In Christ, peace and glory are made available to all people

Father John A. Kiley
Posted

The festivities of the Christmas holiday and the solemnities of Holy Week might at first glance seem to have nothing in common. Christmas is all wreaths and lights and sleigh bells and presents and fruit cake.

Holy Week is palm and Stations of the Cross and fasting and vigils and lengthy Gospels. Yet, in the mind of St. Luke, Christmas and Holy Week must have found some accord because he places nearly the same song on the lips of disciples who line the streets of Jerusalem on Palm Sunday as he put in the mouths of the angels on Christmas eve night. "Glory to God in the highest and peace to his people on earth," sang the chorus of angels to the stunned shepherds in Bethlehem's fields. This Sunday the disciples will spread their cloaks, wave their palm branches, and intone, "Peace in heaven and glory in the highest."

Peace and glory, two promising qualities of the heavenly kingdom that Jesus came to earth to establish, are to be revealed both in the Christmas story and in the Passion accounts.

Believers have been conditioned over the centuries to find peace and glory easily in the Nativity narrative. The innocence of Mary, the kindness of Joseph, the couple's obedience to an Imperial decree, the warmth of the stabled animals, the sudden burst of angels, the reverence of the shepherds, the adoration of the Magi - all these elements contribute to the greeting card gladness associated with Christmas. Yet, modern man looks at Bethlehem from the perspective of 2,000 years of faith. Modern man knows how the story is going to turn out. Jesus' first worshippers must have been severely challenged to discover the divine in the all too human. Ancient gods and even the ancient God himself were not to be found in stables or in quiet villages or in swaddling clothes. Ancient gods and goddesses dwelt on Mount Olympus, surrounded by antique beauty. They lived in the temples along the Nile protected by larger-than-life architecture. Even YHWH was to be found in the inner sanctum of the Jerusalem temple, honored by drapery and pillars and vigil lamps. Finding God in the ordinary was never the expectation of the ancient world. The newborn in the Judean hay trough was a real test of faith.

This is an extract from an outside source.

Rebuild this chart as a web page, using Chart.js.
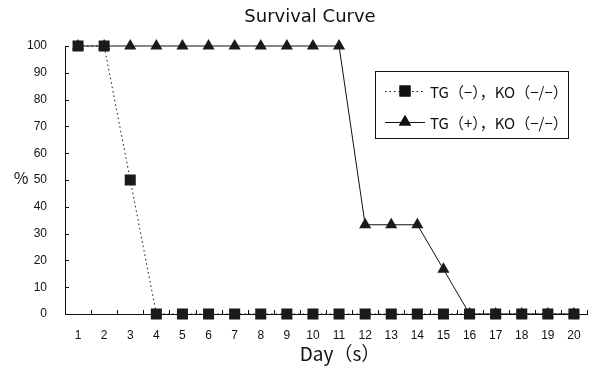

Clearly, if the birth of Christ was a test of faith, then the passion and death of Christ would be an ordeal even for the most dedicated disciple. The very idea of a god is someone who is beyond the warp and woof of every day life - beyond stables and beyond public disgrace. God by definition is expected to be transcendent, awe-inspiring, majestic. Moses had to remove his shoes to approach God in the burning bush. Ussah was struck dead when he reached out to steady even the Ark of the Covenant. Even the high priest was allowed within the Holy of Holies only once during the year. During Holy Week all these notions of the grandeur of the God are dashed against the scourging pillar, the wooden cross and the stone-cold tomb. In the popular mind, God simply does not lower himself, empty himself, demean himself to accept disgrace, to endure suffering, to hang with thieves, to die abandoned. God should be above all that. Yet, this is precisely what the Son of God did for mankind.

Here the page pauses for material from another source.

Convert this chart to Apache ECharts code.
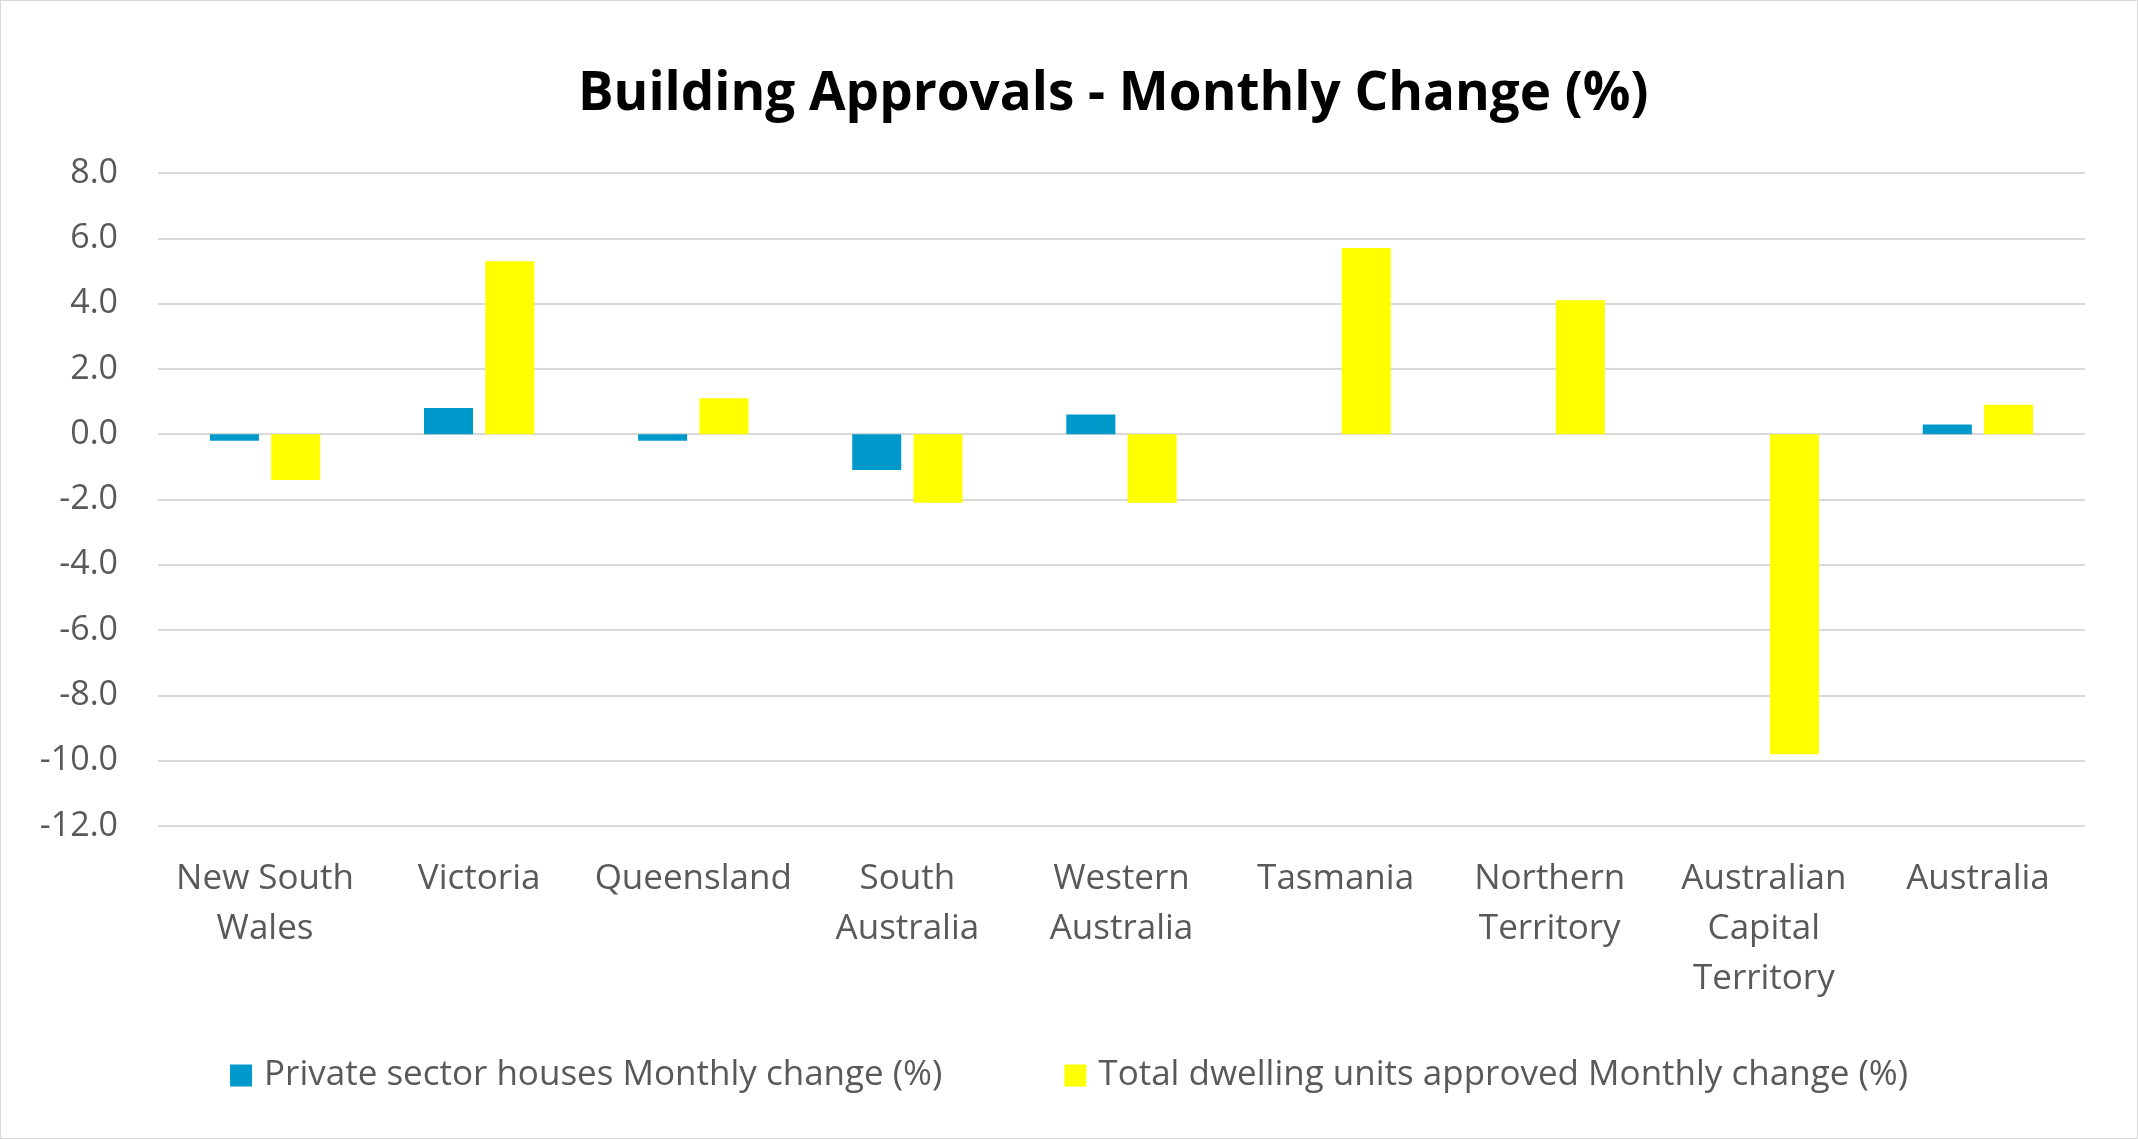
<!DOCTYPE html>
<html>
<head>
<meta charset="utf-8">
<script src="https://cdn.jsdelivr.net/npm/echarts@6/dist/echarts.min.js"></script>
<style>
html,body{margin:0;padding:0;background:#fff;}
#wrap{position:absolute;left:0;top:0;width:2136px;height:1137px;border:1px solid #d9d9d9;}
#chart{width:2136px;height:1137px;}
</style>
</head>
<body>
<div id="wrap"><div id="chart"></div></div>
<script>
const categories = ["New South\nWales","Victoria","Queensland","South\nAustralia","Western\nAustralia","Tasmania","Northern\nTerritory","Australian\nCapital\nTerritory","Australia"];
const privateHouses = [-0.2, 0.8, -0.2, -1.1, 0.6, 0.0, 0.0, 0.0, 0.3];
const totalDwellings = [-1.4, 5.3, 1.1, -2.1, -2.1, 5.7, 4.1, -9.8, 0.9];
const seriesNames = ["Private sector houses Monthly change (%)", "Total dwelling units approved Monthly change (%)"];
const yMin = -12, yMax = 8, yStep = 2;

const chart = echarts.init(document.getElementById('chart'));
const font = "'Open Sans', sans-serif";
chart.setOption({
  animation: false,
  title: {
    text: "Building Approvals - Monthly Change (%)",
    left: 572, top: 62,
    textStyle: {fontFamily: font, fontWeight: 'bold', fontSize: 53, color: '#000'}
  },
  legend: {
    bottom: 40, left: 'center', itemGap: 122,
    itemWidth: 22, itemHeight: 22, icon: 'rect',
    textStyle: {fontFamily: font, fontSize: 35, color: '#595959', padding: [0, 0, 0, 7]},
    data: seriesNames
  },
  grid: {left: 157, right: 52, top: 172, bottom: 312, containLabel: false},
  xAxis: {
    type: 'category', data: categories, position: 'bottom',
    axisLine: {show: false, onZero: false}, axisTick: {show: false},
    axisLabel: {fontFamily: font, fontSize: 35, color: '#595959', margin: 28, lineHeight: 50, interval: 0}
  },
  yAxis: {
    type: 'value', min: yMin, max: yMax, interval: yStep,
    axisLine: {show: false}, axisTick: {show: false},
    axisLabel: {fontFamily: font, fontSize: 34, color: '#595959', margin: 40, formatter: v => v.toFixed(1)},
    splitLine: {lineStyle: {color: '#d9d9d9', width: 2}}
  },
  series: [
    {name: seriesNames[0], type: 'bar', data: privateHouses, barWidth: '22.9%', barGap: '25%', itemStyle: {color: '#0099CC'}},
    {name: seriesNames[1], type: 'bar', data: totalDwellings, barWidth: '22.9%', itemStyle: {color: '#FFFF00'}}
  ]
});
</script>
</body>
</html>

The second person of the Blessed Trinity, God from God, Light from Light, true God from true God, accepted first of all a human nature in the womb of Mary. He became a man like us in all things but sin. Furthermore, he emptied himself, becoming obedient unto death, even to death on a cross. By doing this, Jesus did not actually lower himself; rather he took human nature and human suffering and raised them up to a higher level. His Good News was that an ordinary human life like the one he lived out in Bethlehem, Nazareth and Jerusalem could be salvific. His Good News was that suffering and even death, which scandalized many through the centuries, could be turned into a saving grace. Christ did not lower himself; Christ rather exalted mankind, raising the sum and substance of human life - the birthing, the living, the dying - to new levels of excellence. No longer does man have to turn to burning bushes or to Olympian heights to discover God. Since Christ, the manner is ordinary and God may be found in time as well as in eternity, in life as well as after death, in suffering and humiliation, as well as in achievement and celebration. In Christ, peace and glory are brought close and made available to all.